--- BEGIN Records for the exercise ---
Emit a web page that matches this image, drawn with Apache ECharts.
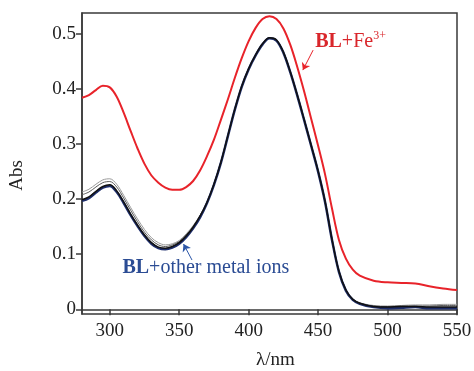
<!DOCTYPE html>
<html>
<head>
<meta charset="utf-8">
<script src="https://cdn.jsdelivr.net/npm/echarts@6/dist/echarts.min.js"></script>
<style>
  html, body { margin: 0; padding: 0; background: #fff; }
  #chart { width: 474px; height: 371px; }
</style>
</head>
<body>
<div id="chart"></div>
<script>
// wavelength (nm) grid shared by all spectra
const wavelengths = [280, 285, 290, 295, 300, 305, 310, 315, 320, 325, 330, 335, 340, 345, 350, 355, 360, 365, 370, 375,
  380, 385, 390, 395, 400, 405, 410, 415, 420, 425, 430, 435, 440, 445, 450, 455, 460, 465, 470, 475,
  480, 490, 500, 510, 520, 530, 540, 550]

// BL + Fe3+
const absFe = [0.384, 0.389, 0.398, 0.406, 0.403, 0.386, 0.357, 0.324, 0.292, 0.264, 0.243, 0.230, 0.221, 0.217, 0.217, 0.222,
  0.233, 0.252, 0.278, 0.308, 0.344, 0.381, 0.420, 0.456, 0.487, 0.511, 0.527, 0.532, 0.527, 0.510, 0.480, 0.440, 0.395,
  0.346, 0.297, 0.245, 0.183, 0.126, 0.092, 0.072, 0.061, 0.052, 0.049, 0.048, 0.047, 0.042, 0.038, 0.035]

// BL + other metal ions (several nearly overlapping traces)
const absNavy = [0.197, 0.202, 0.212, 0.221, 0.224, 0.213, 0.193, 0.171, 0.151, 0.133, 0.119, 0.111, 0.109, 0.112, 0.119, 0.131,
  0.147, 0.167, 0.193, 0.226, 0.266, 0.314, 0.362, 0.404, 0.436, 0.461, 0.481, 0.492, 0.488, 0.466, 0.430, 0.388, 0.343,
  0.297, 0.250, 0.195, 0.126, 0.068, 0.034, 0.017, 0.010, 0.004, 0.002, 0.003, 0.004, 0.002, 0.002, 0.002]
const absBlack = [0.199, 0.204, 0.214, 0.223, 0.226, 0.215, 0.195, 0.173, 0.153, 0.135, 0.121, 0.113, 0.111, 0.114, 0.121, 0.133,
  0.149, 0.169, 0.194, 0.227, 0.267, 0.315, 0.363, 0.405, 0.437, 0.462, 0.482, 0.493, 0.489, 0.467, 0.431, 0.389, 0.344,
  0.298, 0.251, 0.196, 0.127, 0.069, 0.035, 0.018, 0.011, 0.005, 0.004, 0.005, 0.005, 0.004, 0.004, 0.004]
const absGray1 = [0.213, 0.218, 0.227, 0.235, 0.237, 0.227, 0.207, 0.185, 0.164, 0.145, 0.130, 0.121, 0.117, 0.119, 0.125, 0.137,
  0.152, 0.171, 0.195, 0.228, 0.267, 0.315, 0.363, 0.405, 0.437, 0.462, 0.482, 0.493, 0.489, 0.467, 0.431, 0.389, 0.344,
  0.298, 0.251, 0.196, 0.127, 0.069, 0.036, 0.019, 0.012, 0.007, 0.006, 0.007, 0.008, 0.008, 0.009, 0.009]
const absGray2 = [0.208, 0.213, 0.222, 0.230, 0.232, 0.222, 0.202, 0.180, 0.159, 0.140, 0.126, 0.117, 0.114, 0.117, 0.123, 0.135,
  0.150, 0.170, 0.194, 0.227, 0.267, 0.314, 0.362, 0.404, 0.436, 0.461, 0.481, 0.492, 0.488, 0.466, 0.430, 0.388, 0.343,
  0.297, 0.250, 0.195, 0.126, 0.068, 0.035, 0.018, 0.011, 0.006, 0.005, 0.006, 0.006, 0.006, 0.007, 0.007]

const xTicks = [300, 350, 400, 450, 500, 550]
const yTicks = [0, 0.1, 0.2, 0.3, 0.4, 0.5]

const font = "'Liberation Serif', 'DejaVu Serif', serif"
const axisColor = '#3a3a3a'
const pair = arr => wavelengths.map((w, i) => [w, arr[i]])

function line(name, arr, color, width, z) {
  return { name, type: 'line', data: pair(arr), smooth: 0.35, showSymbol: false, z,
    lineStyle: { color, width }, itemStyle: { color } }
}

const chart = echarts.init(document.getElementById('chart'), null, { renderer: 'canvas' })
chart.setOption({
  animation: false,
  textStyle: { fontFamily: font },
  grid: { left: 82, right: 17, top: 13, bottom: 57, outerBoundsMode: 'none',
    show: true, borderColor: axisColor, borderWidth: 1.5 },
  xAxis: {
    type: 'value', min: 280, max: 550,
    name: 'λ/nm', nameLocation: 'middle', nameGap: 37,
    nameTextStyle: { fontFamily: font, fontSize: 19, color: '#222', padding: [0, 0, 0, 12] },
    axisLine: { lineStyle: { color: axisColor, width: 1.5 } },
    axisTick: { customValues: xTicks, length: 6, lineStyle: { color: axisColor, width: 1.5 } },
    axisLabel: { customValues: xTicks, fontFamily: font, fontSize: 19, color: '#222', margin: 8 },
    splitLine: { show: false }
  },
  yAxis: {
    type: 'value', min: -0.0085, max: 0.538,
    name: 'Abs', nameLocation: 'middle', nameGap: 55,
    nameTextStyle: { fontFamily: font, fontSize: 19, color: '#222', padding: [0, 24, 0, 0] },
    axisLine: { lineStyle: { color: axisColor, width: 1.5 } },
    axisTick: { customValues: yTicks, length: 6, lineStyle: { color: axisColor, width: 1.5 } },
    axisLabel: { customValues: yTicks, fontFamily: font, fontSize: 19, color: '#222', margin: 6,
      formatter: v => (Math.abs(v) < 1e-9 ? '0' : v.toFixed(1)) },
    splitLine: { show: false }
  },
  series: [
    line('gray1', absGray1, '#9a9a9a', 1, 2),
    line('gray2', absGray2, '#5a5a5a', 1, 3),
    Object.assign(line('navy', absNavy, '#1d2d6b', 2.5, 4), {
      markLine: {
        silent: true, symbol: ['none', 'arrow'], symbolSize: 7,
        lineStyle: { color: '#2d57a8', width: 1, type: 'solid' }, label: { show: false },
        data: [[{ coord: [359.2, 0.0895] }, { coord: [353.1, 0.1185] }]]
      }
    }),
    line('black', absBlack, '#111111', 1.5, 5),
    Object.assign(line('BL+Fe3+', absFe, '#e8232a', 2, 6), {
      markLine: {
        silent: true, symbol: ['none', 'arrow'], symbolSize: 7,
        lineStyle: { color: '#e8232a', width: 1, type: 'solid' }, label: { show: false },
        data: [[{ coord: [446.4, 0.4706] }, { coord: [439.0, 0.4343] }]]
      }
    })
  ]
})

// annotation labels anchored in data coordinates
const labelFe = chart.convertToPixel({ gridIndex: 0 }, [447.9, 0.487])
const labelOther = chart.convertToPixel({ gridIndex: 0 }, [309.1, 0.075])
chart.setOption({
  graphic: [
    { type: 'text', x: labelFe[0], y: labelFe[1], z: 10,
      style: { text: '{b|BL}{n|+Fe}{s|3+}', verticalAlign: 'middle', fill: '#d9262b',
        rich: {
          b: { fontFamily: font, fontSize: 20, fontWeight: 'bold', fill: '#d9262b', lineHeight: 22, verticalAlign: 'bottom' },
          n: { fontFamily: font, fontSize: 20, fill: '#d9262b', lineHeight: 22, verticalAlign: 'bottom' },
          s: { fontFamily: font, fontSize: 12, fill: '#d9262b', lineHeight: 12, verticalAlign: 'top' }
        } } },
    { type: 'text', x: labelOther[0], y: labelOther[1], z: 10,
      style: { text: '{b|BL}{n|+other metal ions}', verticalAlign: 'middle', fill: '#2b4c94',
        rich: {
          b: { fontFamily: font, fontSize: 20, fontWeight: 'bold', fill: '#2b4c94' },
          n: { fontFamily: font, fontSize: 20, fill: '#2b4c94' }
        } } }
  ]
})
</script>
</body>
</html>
--- END Records for the exercise ---
--- BEGIN Records for the exercise ---
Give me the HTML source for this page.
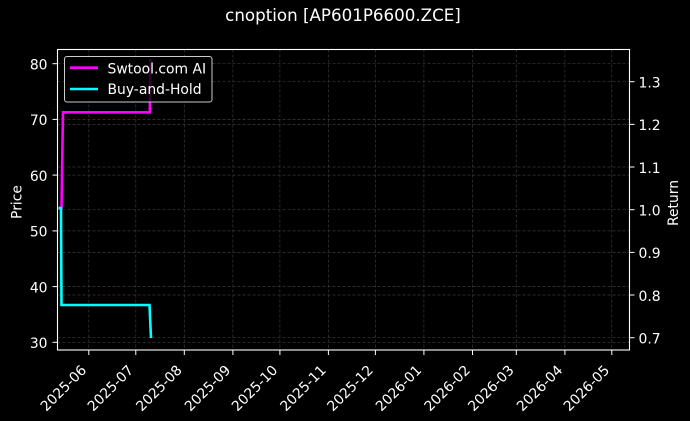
--- END Records for the exercise ---
--- BEGIN Records for the exercise ---
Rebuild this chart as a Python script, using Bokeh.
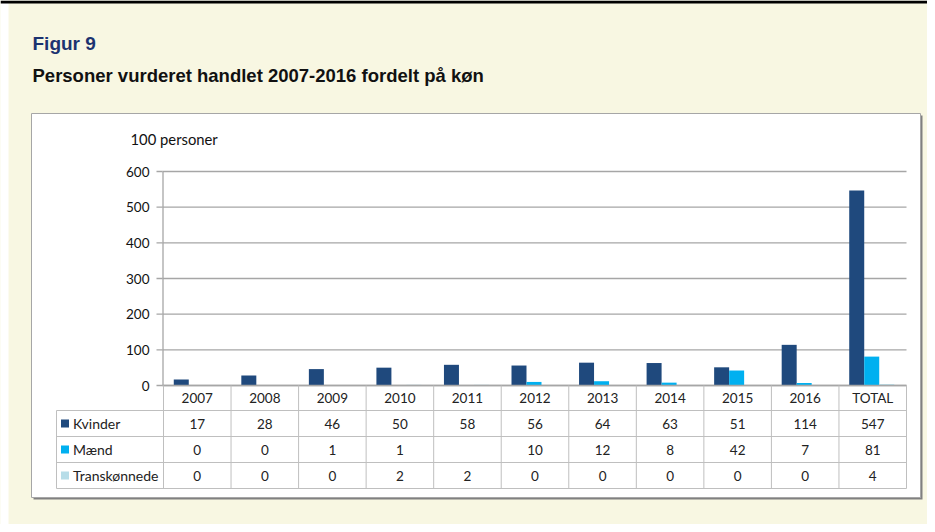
--- END Records for the exercise ---
▶ **What is expected**:
Your task is to transcribe exactly the lines starting at the line that contains "Emit a web page" and ending at the line that contains "0.042, 0.038, 0.035]", both included. Leave out the pictures.

▶ **Task output**:
Emit a web page that matches this image, drawn with Apache ECharts.
<!DOCTYPE html>
<html>
<head>
<meta charset="utf-8">
<script src="https://cdn.jsdelivr.net/npm/echarts@6/dist/echarts.min.js"></script>
<style>
  html, body { margin: 0; padding: 0; background: #fff; }
  #chart { width: 474px; height: 371px; }
</style>
</head>
<body>
<div id="chart"></div>
<script>
// wavelength (nm) grid shared by all spectra
const wavelengths = [280, 285, 290, 295, 300, 305, 310, 315, 320, 325, 330, 335, 340, 345, 350, 355, 360, 365, 370, 375,
  380, 385, 390, 395, 400, 405, 410, 415, 420, 425, 430, 435, 440, 445, 450, 455, 460, 465, 470, 475,
  480, 490, 500, 510, 520, 530, 540, 550]

// BL + Fe3+
const absFe = [0.384, 0.389, 0.398, 0.406, 0.403, 0.386, 0.357, 0.324, 0.292, 0.264, 0.243, 0.230, 0.221, 0.217, 0.217, 0.222,
  0.233, 0.252, 0.278, 0.308, 0.344, 0.381, 0.420, 0.456, 0.487, 0.511, 0.527, 0.532, 0.527, 0.510, 0.480, 0.440, 0.395,
  0.346, 0.297, 0.245, 0.183, 0.126, 0.092, 0.072, 0.061, 0.052, 0.049, 0.048, 0.047, 0.042, 0.038, 0.035]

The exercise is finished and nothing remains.